Now a lot of people don’t know this (because we used to be quite shy and would subtly brush the question under the carpet when asked) but we originally met in November 2011 on Pink Sofa, which is a dating and networking site for lesbian, queer and bisexual women – and in fact, we were so impressed with the site that we recently rejoined so that could meet more likeminded ladies in our area (of course, we’ve so far sent more virtual hugs, kisses and bunches of flowers to each other than actual messages to other people, and all whilst we’ve been sitting together in the same room.)

Anyway, we decided to go to Norwich for a ce-les-bratory shopping trip / lunch. The plan was to buy each other house coats and a pair of slippers (I wanted fluffy tiger claws and she wanted hairy hobbit toes) but we couldn’t find any we liked, so Antonia ended up with a stripey jumper and I got a plain white shirt; she also chose two early birthday presents for herself but I’m not letting her have them for another month… I’m really not…

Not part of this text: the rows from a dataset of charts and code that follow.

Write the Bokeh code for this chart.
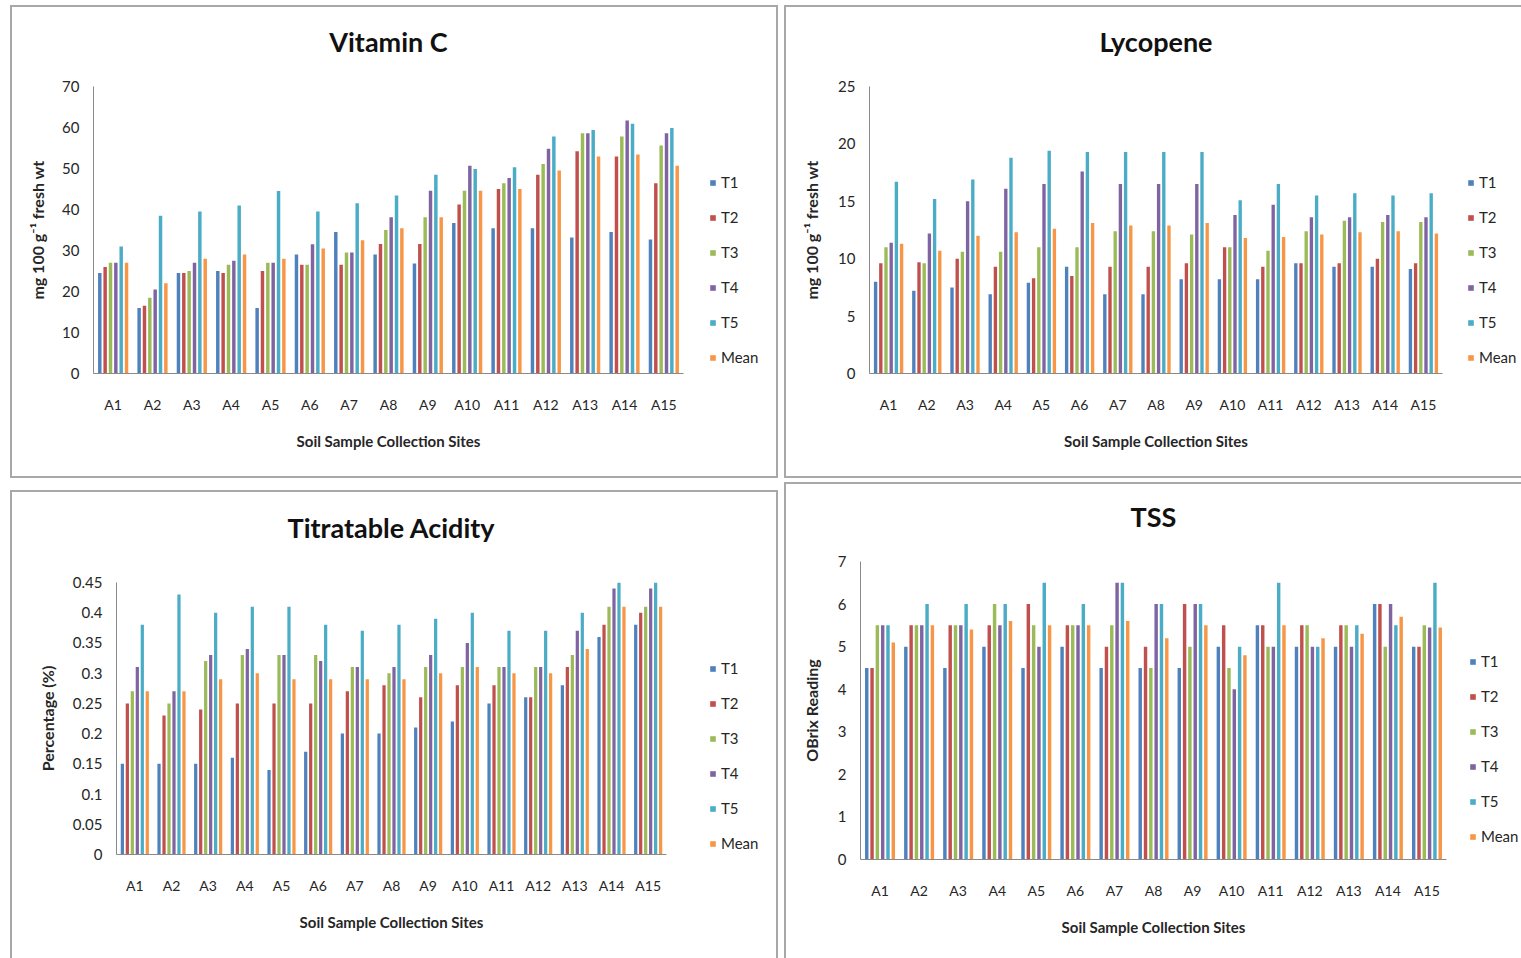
from bokeh.plotting import figure
from bokeh.models import (ColumnDataSource, Range1d, FixedTicker, LinearAxis,
                          NumeralTickFormatter, Legend)
from bokeh.transform import dodge
from bokeh.embed import file_html
from bokeh.resources import INLINE

# ---------------- data ----------------
sites = ["A1", "A2", "A3", "A4", "A5", "A6", "A7", "A8", "A9", "A10",
         "A11", "A12", "A13", "A14", "A15"]
series = ["T1", "T2", "T3", "T4", "T5", "Mean"]
colors = ["#4F81BD", "#C0504D", "#9BBB59", "#8064A2", "#4BACC6", "#F79646"]

# Vitamin C (mg 100 g-1 fresh wt)
vitc_t1 = [24.5, 16.0, 24.5, 25.0, 16.0, 29.0, 34.5, 29.0, 26.8, 36.7, 35.4, 35.4, 33.2, 34.5, 32.7]
vitc_t2 = [26.0, 16.5, 24.5, 24.5, 25.0, 26.5, 26.5, 31.6, 31.6, 41.2, 45.0, 48.5, 54.2, 52.9, 46.4]
vitc_t3 = [27.0, 18.5, 25.0, 26.5, 27.0, 26.5, 29.5, 35.0, 38.1, 44.6, 46.4, 51.1, 58.6, 57.8, 55.6]
vitc_t4 = [27.0, 20.5, 27.0, 27.5, 27.0, 31.5, 29.5, 38.1, 44.6, 50.7, 47.7, 54.8, 58.6, 61.7, 58.6]
vitc_t5 = [31.0, 38.5, 39.5, 41.0, 44.5, 39.5, 41.5, 43.4, 48.5, 49.9, 50.3, 57.8, 59.4, 60.9, 59.9]
vitc_mean = [27.0, 22.0, 28.0, 29.0, 28.0, 30.5, 32.5, 35.4, 38.1, 44.6, 45.0, 49.5, 52.9, 53.4, 50.7]

# Lycopene
lyc_t1 = [8.0, 7.2, 7.5, 6.9, 7.9, 9.3, 6.9, 6.9, 8.2, 8.2, 8.2, 9.6, 9.3, 9.3, 9.1]
lyc_t2 = [9.6, 9.7, 10.0, 9.3, 8.3, 8.5, 9.3, 9.3, 9.6, 11.0, 9.3, 9.6, 9.6, 10.0, 9.6]
lyc_t3 = [11.0, 9.6, 10.6, 10.6, 11.0, 11.0, 12.4, 12.4, 12.1, 11.0, 10.7, 12.4, 13.3, 13.2, 13.2]
lyc_t4 = [11.4, 12.2, 15.0, 16.1, 16.5, 17.6, 16.5, 16.5, 16.5, 13.8, 14.7, 13.6, 13.6, 13.8, 13.6]
lyc_t5 = [16.7, 15.2, 16.9, 18.8, 19.4, 19.3, 19.3, 19.3, 19.3, 15.1, 16.5, 15.5, 15.7, 15.5, 15.7]
lyc_mean = [11.3, 10.7, 12.0, 12.3, 12.6, 13.1, 12.9, 12.9, 13.1, 11.8, 11.9, 12.1, 12.3, 12.4, 12.2]

# Titratable acidity (%)
ta_t1 = [0.15, 0.15, 0.15, 0.16, 0.14, 0.17, 0.20, 0.20, 0.21, 0.22, 0.25, 0.26, 0.28, 0.36, 0.38]
ta_t2 = [0.25, 0.23, 0.24, 0.25, 0.25, 0.25, 0.27, 0.28, 0.26, 0.28, 0.28, 0.26, 0.31, 0.38, 0.40]
ta_t3 = [0.27, 0.25, 0.32, 0.33, 0.33, 0.33, 0.31, 0.30, 0.31, 0.31, 0.31, 0.31, 0.33, 0.41, 0.41]
ta_t4 = [0.31, 0.27, 0.33, 0.34, 0.33, 0.32, 0.31, 0.31, 0.33, 0.35, 0.31, 0.31, 0.37, 0.44, 0.44]
ta_t5 = [0.38, 0.43, 0.40, 0.41, 0.41, 0.38, 0.37, 0.38, 0.39, 0.40, 0.37, 0.37, 0.40, 0.45, 0.45]
ta_mean = [0.27, 0.27, 0.29, 0.30, 0.29, 0.29, 0.29, 0.29, 0.30, 0.31, 0.30, 0.30, 0.34, 0.41, 0.41]

# TSS (Brix)
tss_t1 = [4.5, 5.0, 4.5, 5.0, 4.5, 5.0, 4.5, 4.5, 4.5, 5.0, 5.5, 5.0, 5.0, 6.0, 5.0]
tss_t2 = [4.5, 5.5, 5.5, 5.5, 6.0, 5.5, 5.0, 5.0, 6.0, 5.5, 5.5, 5.5, 5.5, 6.0, 5.0]
tss_t3 = [5.5, 5.5, 5.5, 6.0, 5.5, 5.5, 5.5, 4.5, 5.0, 4.5, 5.0, 5.5, 5.5, 5.0, 5.5]
tss_t4 = [5.5, 5.5, 5.5, 5.5, 5.0, 5.5, 6.5, 6.0, 6.0, 4.0, 5.0, 5.0, 5.0, 6.0, 5.45]
tss_t5 = [5.5, 6.0, 6.0, 6.0, 6.5, 6.0, 6.5, 6.0, 6.0, 5.0, 6.5, 5.0, 5.5, 5.5, 6.5]
tss_mean = [5.1, 5.5, 5.4, 5.6, 5.5, 5.5, 5.6, 5.2, 5.5, 4.8, 5.5, 5.2, 5.3, 5.7, 5.45]

FONT = "Lato"
TXT = "#262626"
AXIS = "#8a8a8a"
N = len(sites)
pos = [i + 0.5 for i in range(N)]          # category centres on the axis
mid = N / 2                                # centre of the category block
XLABEL = "Soil Sample Collection Sites"


def label_axis(text, size, standoff, color):
    """An axis without line/ticks carrying one centred label (titles)."""
    return LinearAxis(ticker=FixedTicker(ticks=[mid]),
                      major_label_overrides={mid: text},
                      axis_line_color=None, major_tick_line_color=None,
                      minor_tick_line_color=None, major_tick_out=0,
                      major_tick_in=0, major_label_standoff=standoff,
                      major_label_text_font=FONT,
                      major_label_text_font_size=size,
                      major_label_text_font_style="bold",
                      major_label_text_color=color)


def make_panel(title, data, ymax, ticks, ylabel, left, top, width, height,
               data_left, data_right, frame_top, frame_bottom, frame_right,
               legend_loc, fmt=None, title_standoff=29, ylab_standoff=12):
    # the canvas starts inside the 2px CSS border and keeps its full size
    cx0, cy0 = left + 2, top + 2
    cx1, cy1 = cx0 + width, cy0 + height
    xend = N * (frame_right - data_left) / (data_right - data_left)
    p = figure(width=width, height=height, x_range=Range1d(0, xend),
               y_range=Range1d(0, ymax), output_backend="svg",
               toolbar_location=None, tools="", title=None,
               min_border_left=data_left - cx0, min_border_right=cx1 - frame_right,
               min_border_top=frame_top - cy0, min_border_bottom=cy1 - frame_bottom)
    src = ColumnDataSource(dict(pos=pos, **{s: v for s, v in zip(series, data)}))
    pitch = 0.136
    items = []
    for i, (s, c) in enumerate(zip(series, colors)):
        r = p.vbar(x=dodge("pos", (i - 2.5) * pitch), top=s,
                   width=0.088, source=src, fill_color=c, line_color=None)
        items.append((s, [r]))

    p.xgrid.grid_line_color = None
    p.ygrid.grid_line_color = None
    p.outline_line_color = None
    p.background_fill_color = "white"
    p.border_fill_color = "white"

    p.yaxis.ticker = FixedTicker(ticks=ticks)
    if fmt is not None:
        p.yaxis.formatter = NumeralTickFormatter(format=fmt)
    p.xaxis.ticker = FixedTicker(ticks=pos)
    p.xaxis.major_label_overrides = {x: s for x, s in zip(pos, sites)}
    p.xaxis.bounds = (0, N)
    for ax in (p.xaxis, p.yaxis):
        ax.axis_line_color = AXIS
        ax.axis_line_width = 1
        ax.major_tick_line_color = None
        ax.minor_tick_line_color = None
        ax.major_tick_out = 0
        ax.major_tick_in = 0
        ax.major_label_text_font = FONT
        ax.major_label_text_color = TXT
        ax.axis_label_text_font = FONT
        ax.axis_label_text_font_style = "bold"
        ax.axis_label_text_color = TXT
    p.xaxis.major_label_text_font_size = "14px"
    p.yaxis.major_label_text_font_size = "15px"
    p.xaxis.major_label_standoff = 22
    p.yaxis.axis_label = ylabel
    p.yaxis.axis_label_text_font_size = "16px"
    p.yaxis.major_label_standoff = 14
    p.yaxis.axis_label_standoff = ylab_standoff

    # x-axis title and chart title, centred over the category block
    p.add_layout(label_axis(XLABEL, "15px", 16, TXT), "below")
    p.add_layout(label_axis(title, "27px", title_standoff, "#111111"), "above")

    lg = Legend(items=items, location=legend_loc)
    lg.border_line_color = None
    lg.background_fill_alpha = 0
    lg.padding = 0
    lg.margin = 0
    lg.spacing = 15
    lg.label_height = 20
    lg.glyph_width = 7
    lg.glyph_height = 7
    lg.label_standoff = 5
    lg.label_text_font = FONT
    lg.label_text_font_size = "15px"
    lg.label_text_color = TXT
    p.add_layout(lg, "center")
    p.styles = {"position": "absolute", "left": f"{left}px", "top": f"{top}px",
                "border": "2px solid #a8a8a8"}
    return p


p1 = make_panel("Vitamin C", [vitc_t1, vitc_t2, vitc_t3, vitc_t4, vitc_t5, vitc_mean],
                70, [0, 10, 20, 30, 40, 50, 60, 70], "mg 100 g\u207b\u00b9 fresh wt",
                10, 5, 768, 473, 93, 683, 86, 373, 770, (616, 6))
p2 = make_panel("Lycopene", [lyc_t1, lyc_t2, lyc_t3, lyc_t4, lyc_t5, lyc_mean],
                25, [0, 5, 10, 15, 20, 25], "mg 100 g\u207b\u00b9 fresh wt",
                784, 5, 742, 473, 869, 1442, 86, 373, 1520, (598, 6), ylab_standoff=14)
p3 = make_panel("Titratable Acidity", [ta_t1, ta_t2, ta_t3, ta_t4, ta_t5, ta_mean],
                0.45, [0, 0.05, 0.1, 0.15, 0.2, 0.25, 0.3, 0.35, 0.4, 0.45],
                "Percentage (%)", 10, 490, 768, 472, 116, 666, 582, 854, 770, (593, 1),
                fmt="0.[00]", title_standoff=39, ylab_standoff=13)
p4 = make_panel("TSS", [tss_t1, tss_t2, tss_t3, tss_t4, tss_t5, tss_mean],
                7, [0, 1, 2, 3, 4, 5, 6, 7], "OBrix Reading",
                784, 482, 742, 480, 860, 1446, 561, 859, 1520, (609, 13),
                title_standoff=29, ylab_standoff=14)

open("out.html", "w").write(file_html([p1, p2, p3, p4], INLINE))
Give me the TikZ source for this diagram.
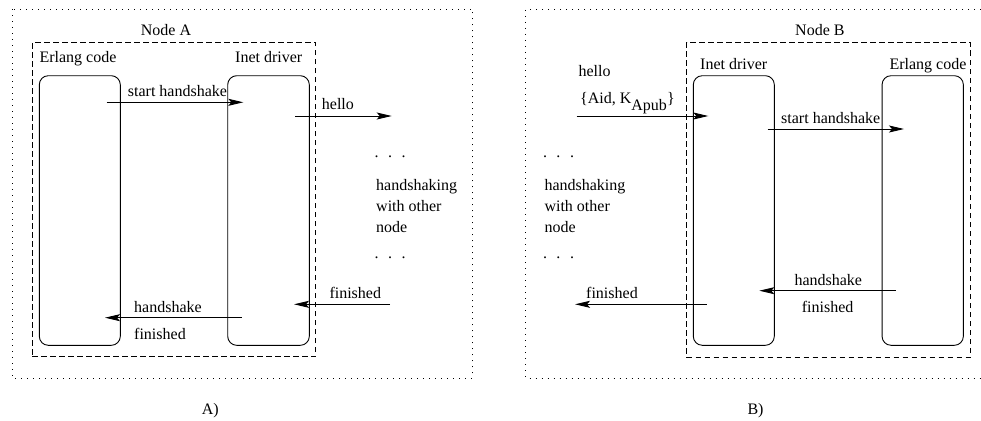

For lunch we went to a vegetarian cafe called ‘Wild Thyme’. It took us a while to find it – and we were quite ravenous when we arrived – even though it was smack in the middle of the city centre, inside a wee courtyard above a very colourful shop called ‘Rainbow Wholefoods’, and the website had explained this quite specifically! The menu was almost completely vegan and both of us had trouble deciding what to choose because it all sounded so tasty. In the end I picked the mexican black bean burger with melty cashew cheese and sweet potato wedges, and Antonia got the Japanese noodle salad; and then because we both liked the look of what the other had, we swapped our meals half way through. This fifty-fifty dinner-swapping is a common practice for us (and I can’t remember the last time we went out to eat and didn’t do it) and I suppose it’s one other thing that can be added to a long list of reasons that people think we are a wee bit weird. Both dishes were equally amazing and I was completely stuffed; despite this we still ordered a vegan brownie with soya icecream between us and scoffed the lot.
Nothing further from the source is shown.